I opted for fresh pasta noodles, and felt fettuccine would be an excellent choice. I wish I had the time to make my own pasta for this, but I chose the packaged-fresh noodles from the market. We’ll boil these on the stove, and then use the oven to finish the asparagus bundles.
Shall we eat? Let me get your chair. . . .
- bundle of fresh asparagus (thinner spears. trimmed bottoms)
- package of prosciutto, sliced
- package fresh fettuccine (store bought)
- 5T shredded Parmesan-Reggiano cheese
- additional grated Parmesan or Romano cheese for garnish
- 2 tsp fresh garlic, finely chopped
- 3T butter
- 2 tsp extra virgin olive oil
- freshly ground black pepper to taste (~ ½ tsp)
- sea salt to taste
- lemon zest to taste
- Rinse and trim ends off of asparagus spears.
- In pot with steamer basket, gently steam asparagus for a few mins till slightly tender, then cool spears immediately in a bowl of ice water.
- Drain asparagus and let dry on kitchen towels.

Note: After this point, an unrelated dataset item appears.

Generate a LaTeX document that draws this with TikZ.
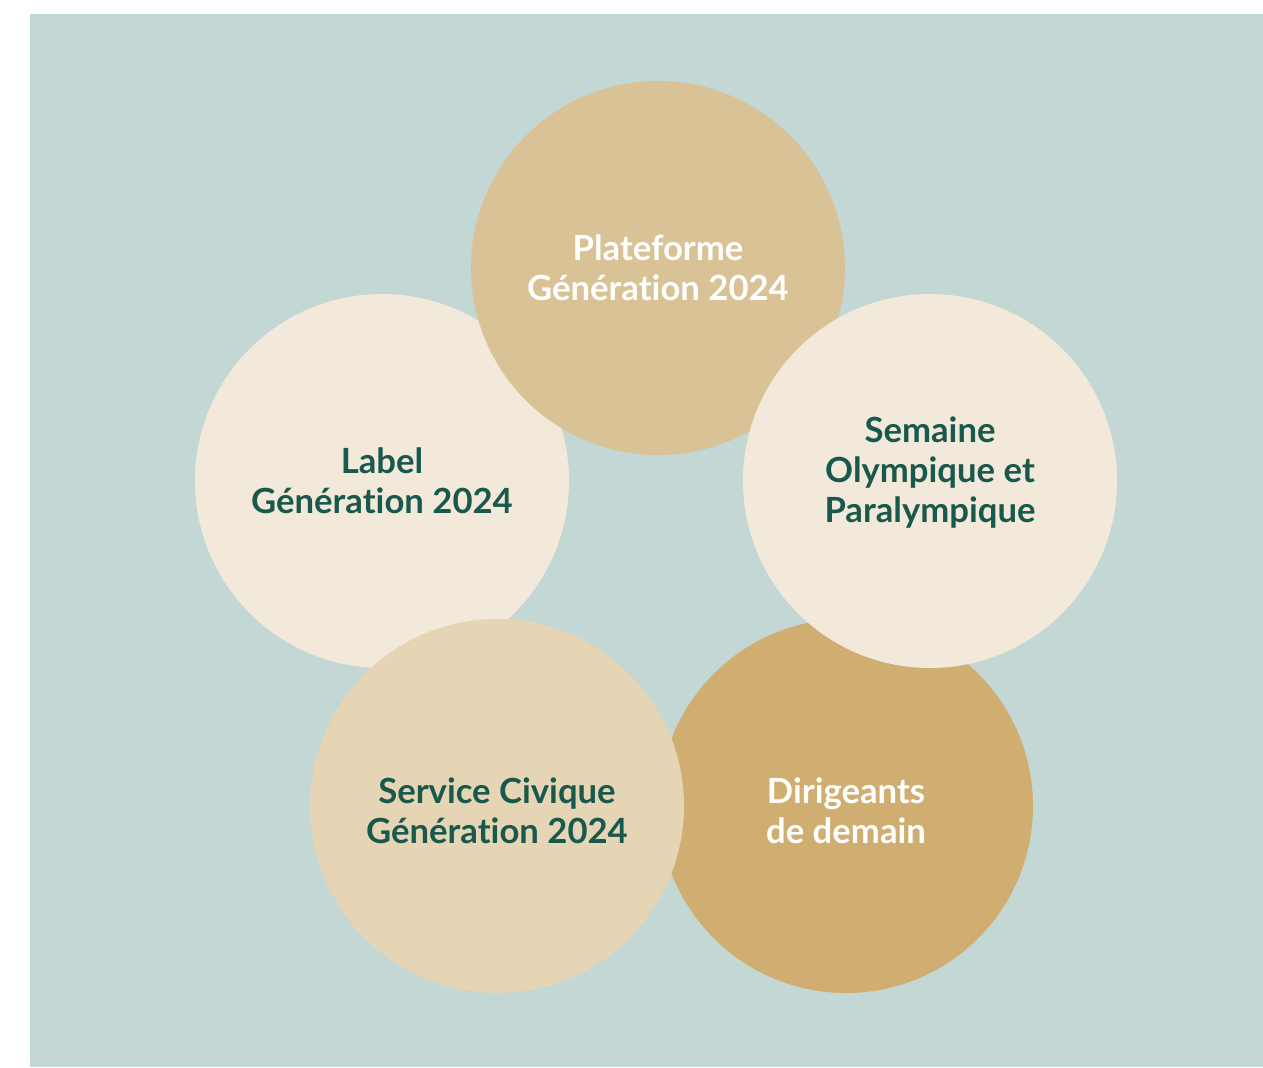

- In the meantime, preheat oven to 425 and lightly oil a baking sheet (can line with foil & oil).
- Roll several asparagus spears at a time in thin slice of prosciutto, repeating for desired amount of bundles (at least one per person), and arrange on tray for baking.
- Sprinkle bundles with little salt & a little lemon zest.
- Bake bundles till asparagus is tender with a fork & prosciutto is slightly crisp/browning, avoid over drying asparagus, and adjust temp as necessary for your oven, (~6-10 minutes).
- In a large pot for pasta, bring salted water to a boil.
- Boil fresh fettuccine according to package directions (only takes a few mins), immediately drain in a colander, and rinse with warm water.
- Drizzle cooked pasta with little olive oil to prevent sticking.
- In the emptied pasta pot, add 2 tsp of oil and sauté chopped garlic, for a few minutes, avoid over-browning garlic.
- To pot, add 3T butter and gently melt on low, stirring frequently until melted.
- Add cooked pasta, black pepper and salt to taste (generous with the pepper).
- Add 5T shredded Parmesan-Reggiano cheese, stirring consistently until melted.
- Dish pasta warm and serve with an asparagus bundle on top.
- Garnish dish with some finely grated Parmesan or Romano cheese and little lemon zest.
That was quick, not to mention satisfying, and all without messing-up the kitchen too much! Now’s the time to embrace spring vegetables before the season’s end. It’s good to be back cooking, and even better to be sharing it with you, cheers!